Are you the “forget to water type” of gardener? Do plants die on you all the time? Maybe you ought to cozy up to a pot of succulents. Their fleshy stems conserve water, like cacti, but you won’t get jabbed by spines. Leaf surfaces are smooth, or covered with a soft fuzz, (although some types, like aloe and some echeveria do have pointy tips.)
To me, the smallish rounded succulents seem almost like little beings, appealingly squishy and cute. It’s perhaps a reason why succulents appeal to children: they have personality. There’s a rather bubble-wrap quality to their round waxy leaves, almost tempting you to squish. (I promise I’m not the only one who feels this way.) But hold yourself back.
A warning: The fascinating range of succulent’s textures, colours, shapes and growth habits is perhaps dangerous if you are also the “collecting type”. Rosette forms, tree-like forms, sculptural, spindly, spiky, trailing: the selection is vast. There are tiny forms as well as massive. A trip to the succulent and cactus house at Toronto’s Allan Gardens is a great viewing spot for succulents any time of year.

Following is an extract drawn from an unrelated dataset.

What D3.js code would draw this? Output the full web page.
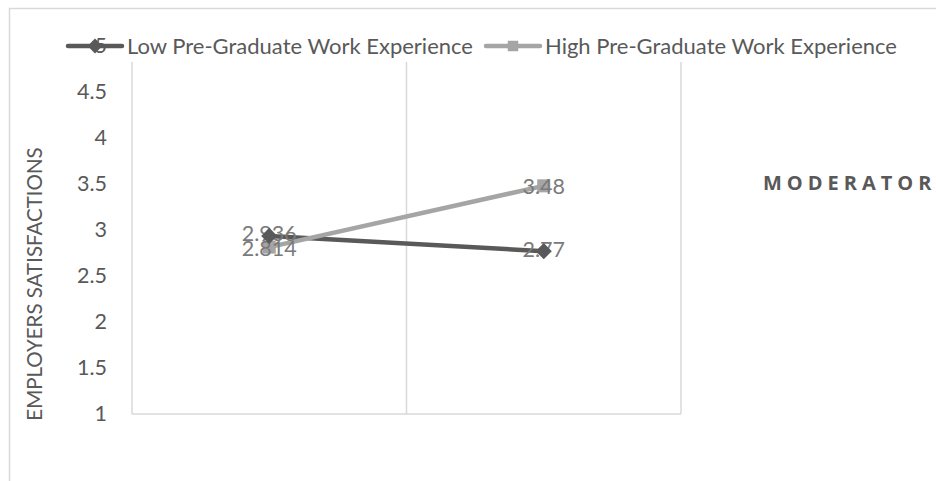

Pots of mixed succulents are becoming more commonly available at garden centres. A grouping of them is quite dramatic, with varying shapes and textures growing at all angles. Succulents do need a bright spot indoors over the winter, south or west facing windows are best locations. Then, next spring you can put them outside where they will take the hottest, sunniest spot you have, and they won’t mind at all if you forget to water them.